This year’s Kwita Izina, the infant gorilla naming annual ceremony was held with a difference that highlighted to innovativeness of the organisers, the Rwanda Development Board (RDB).
This year, the Kwita Izina events included the first ever Kwita Izina Conservation and Tourism Exhibition. Held in Kigali over a three-day period starting Aug. 27, the event attracted participants from Uganda, Kenya, Tanzania, Nigeria and Zimbabwe, not to mention the many local public and private entities that exhibited.
In a fitting prelude to the 12th gorilla naming ceremony, local participants at the Kigali event exhibited Rwanda’s tourist attraction while their visitors from other countries showcased tourism packages from their countries.
The aim of the exhibition was to offer a platform to raise awareness about the conservation efforts of exhibiting countries and also promote the different destinations.
A dialogue on Conservation and the Kwita Izina Series marked the climax of the exhibition leading into the Gorilla naming Ceremony in Kinigi, Musanze District.
The events around it included the first ever Kwita Izina fundraising gala dinner which raised Rwf25 million for the conservation effort.

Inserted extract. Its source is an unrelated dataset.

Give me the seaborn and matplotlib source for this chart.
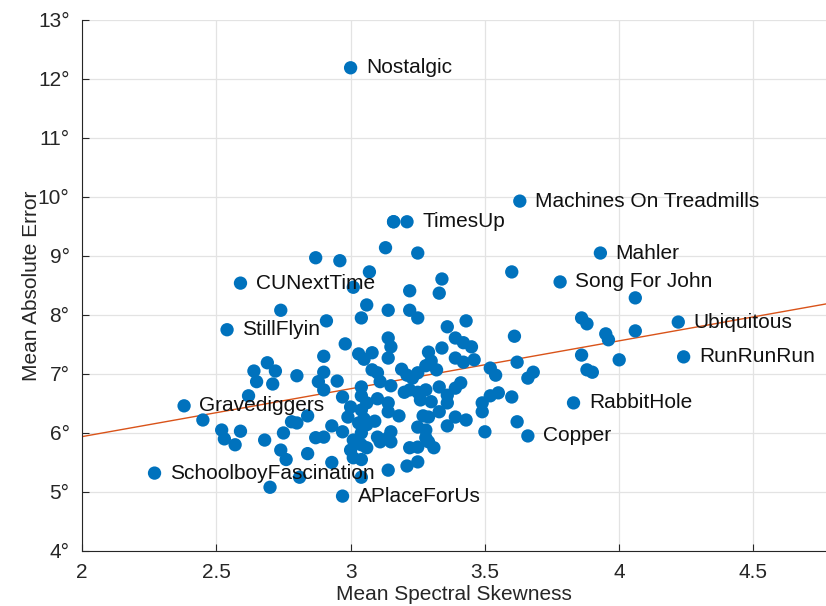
import numpy as np
import pandas as pd
import matplotlib
matplotlib.use("Agg")
import matplotlib.pyplot as plt
from matplotlib.ticker import FuncFormatter
import seaborn as sns

# Labeled songs
label_names = ["Nostalgic", "Machines On Treadmills", "TimesUp", "Mahler", "Song For John",
               "CUNextTime", "StillFlyin", "Ubiquitous", "RunRunRun", "RabbitHole",
               "Copper", "Gravediggers", "SchoolboyFascination", "APlaceForUs"]
label_x = [3.00, 3.63, 3.21, 3.93, 3.78, 2.59, 2.54, 4.22, 4.24, 3.83, 3.66, 2.38, 2.27, 2.97]
label_y = [12.19, 9.93, 9.58, 9.05, 8.56, 8.54, 7.75, 7.88, 7.29, 6.51, 5.95, 6.46, 5.32, 4.93]

# Remaining songs
other_x = [2.45, 2.52, 2.53, 2.57, 2.59, 2.62, 2.64, 2.65, 2.69, 2.71, 2.72, 2.68, 2.70, 2.74,
           2.76, 2.75, 2.74, 2.80, 2.78, 2.80, 2.81, 2.84, 2.84, 2.87, 2.88, 2.87, 2.90, 2.90,
           2.90, 2.90, 2.91, 2.93, 2.93, 2.95, 2.96, 2.97, 2.97, 2.98, 2.99, 3.00, 3.00, 3.01,
           3.01, 3.01, 3.03, 3.03, 3.04, 3.04, 3.04, 3.04, 3.04, 3.04, 3.04, 3.04, 3.05, 3.05,
           3.06, 3.06, 3.06, 3.06, 3.07, 3.08, 3.08, 3.09, 3.10, 3.10, 3.10, 3.11, 3.11, 3.13,
           3.14, 3.14, 3.14, 3.14, 3.14, 3.14, 3.14, 3.15, 3.15, 3.15, 3.15, 3.16, 3.18, 3.19,
           3.20, 3.21, 3.21, 3.22, 3.22, 3.22, 3.22, 3.23, 3.25, 3.25, 3.25, 3.25, 3.25, 3.25,
           3.25, 3.26, 3.27, 3.28, 3.28, 3.28, 3.28, 3.29, 3.29, 3.29, 3.30, 3.30, 3.31, 3.32,
           3.33, 3.33, 3.33, 3.34, 3.34, 3.36, 3.36, 3.36, 3.36, 3.39, 3.39, 3.39, 3.39, 3.41,
           3.42, 3.42, 3.43, 3.43, 3.45, 3.46, 3.49, 3.49, 3.50, 3.52, 3.52, 3.54, 3.55, 3.60,
           3.60, 3.61, 3.62, 3.62, 3.66, 3.68, 3.86, 3.88, 3.86, 3.88, 3.90, 3.95, 3.96, 4.00,
           4.06, 4.06, 3.16]
other_y = [6.22, 6.05, 5.90, 5.80, 6.03, 6.63, 7.05, 6.87, 7.19, 6.83, 7.05, 5.88, 5.08, 5.71,
           5.55, 6.00, 8.08, 6.97, 6.19, 6.17, 5.25, 6.29, 5.65, 8.97, 6.87, 5.92, 5.93, 7.30,
           7.03, 6.73, 7.90, 5.50, 6.12, 6.88, 8.92, 6.61, 6.02, 7.51, 6.27, 6.44, 5.71, 5.58,
           5.88, 8.47, 7.34, 6.17, 7.95, 6.63, 6.78, 6.39, 6.00, 5.80, 5.55, 5.25, 7.25, 6.24,
           5.75, 6.51, 6.14, 8.17, 8.73, 7.36, 7.07, 6.20, 7.02, 5.93, 6.58, 6.87, 5.85, 9.14,
           8.08, 7.61, 6.36, 5.92, 5.37, 7.27, 6.51, 5.85, 7.46, 6.80, 6.02, 9.58, 6.29, 7.08,
           6.69, 6.98, 5.44, 8.41, 8.08, 5.75, 6.73, 6.93, 9.05, 6.10, 5.51, 7.95, 7.02, 6.69,
           5.76, 6.56, 6.29, 6.05, 7.14, 5.92, 6.73, 7.37, 6.27, 5.85, 7.22, 6.53, 5.75, 7.07,
           6.78, 6.36, 8.37, 8.61, 7.44, 6.64, 6.51, 6.12, 7.80, 6.76, 7.27, 7.61, 6.27, 6.85,
           7.53, 7.20, 7.90, 6.22, 7.46, 7.24, 6.51, 6.36, 6.02, 7.10, 6.63, 6.98, 6.68, 6.61,
           8.73, 7.64, 6.19, 7.20, 6.93, 7.03, 7.95, 7.85, 7.32, 7.07, 7.03, 7.68, 7.58, 7.24,
           8.29, 7.73, 9.58]

x_ticks = [2, 2.5, 3, 3.5, 4, 4.5]
y_ticks = [4, 5, 6, 7, 8, 9, 10, 11, 12, 13]

df = pd.DataFrame({
    "skew": list(label_x) + list(other_x),
    "mae": list(label_y) + list(other_y),
})

sns.set_theme(style="white")
plt.rcParams["font.family"] = ["Liberation Sans", "DejaVu Sans"]

fig = plt.figure(figsize=(8.26, 6.06), dpi=100)
ax = fig.add_axes([0.0993, 0.0908, 0.9007, 0.8762])
ax.set_xlim(2, 4.77)
ax.set_ylim(4, 13)

blue = "#0072BD"
orange = "#D95319"

sns.regplot(data=df, x="skew", y="mae", ax=ax, scatter=False, ci=None, truncate=False,
            line_kws=dict(color=orange, lw=1.0, zorder=2))
sns.scatterplot(data=df, x="skew", y="mae", ax=ax, color=blue, s=92, edgecolor="none",
                linewidth=0, zorder=3)

for name, xv, yv in zip(label_names, label_x, label_y):
    ax.annotate(name, (xv, yv), xytext=(11, 0), textcoords="offset points",
                va="center", ha="left", fontsize=15, color="#111111", zorder=4)

ax.set_xticks(x_ticks)
ax.set_yticks(y_ticks)
ax.xaxis.set_major_formatter(FuncFormatter(lambda v, p: f"{v:g}"))
ax.yaxis.set_major_formatter(FuncFormatter(lambda v, p: f"{int(round(v))}°"))
ax.set_xlim(2, 4.77)
ax.set_ylim(4, 13)

ax.grid(True, color="#e3e3e3", lw=0.9)
ax.set_axisbelow(True)
for side in ["top", "right"]:
    ax.spines[side].set_visible(False)
for side in ["left", "bottom"]:
    ax.spines[side].set_color("#262626")
    ax.spines[side].set_linewidth(0.8)
ax.tick_params(direction="in", length=5, width=0.8, colors="#262626",
               labelsize=15, labelcolor="#262626", left=True, bottom=True)
ax.tick_params(axis="x", pad=9)
ax.tick_params(axis="y", pad=9)
ax.set_xlabel("Mean Spectral Skewness", fontsize=15, color="#262626", labelpad=2)
ax.set_ylabel("Mean Absolute Error", fontsize=15, color="#262626", labelpad=-2)

fig.savefig("out.png", dpi=100)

About 400 people are said to have attended among them government officials, members of diplomatic corps, conservationists from across the world and private sector players and citizens.
Guests were entertained with cameo performances from Mashirika arts, jazz music from Ugandan maestro Isaiah Katumwa, and popular beats by Nigerian singer Wizkid.
Commenting on the exhibition, RDB CEO Francis Gatare told journalists that it would now be part of the annual event.
“We will continue to organise it and grow with it,” he said and urged conservationists, exhibitors, and tour operators from all over the world to mark the date on their 2017 calendar.
The gorilla naming ceremony is the most important annual national conservation and tourism event on the Rwandan calendar. At least 216 baby gorillas have been named since 2005.
“It is not only a celebration of our conservation success story, but a hybrid platform of events and a series of activities focused on conservation and sustainable tourism,” said Belise Kariza, the chief tourism officer at the RDB.
Kariza commented on the theme for this year, `Conservation is life’ which she said “is a strong statement”.
“This is a way to make the population of Rwanda and even the international community aware that our conservation efforts are getting stronger, and it is proven by the increasing number of baby gorillas we name each year,” she told journalists at the event.
Of the 800 mountain gorillas in Virunga Transboundary, 440 are in Rwanda, and the trend has been growing for the last 12 years, according to Kariza.
The Kwita Izina event, which was this year held in Kinigi, northern Rwanda, was equally colourful and successful. Tourism generated US$318 million for Rwanda in 2015, a 4 percent increase compared to that of 2014. The RDB estimates to that this year Tourism earnings will increase by 5 or 6 percent.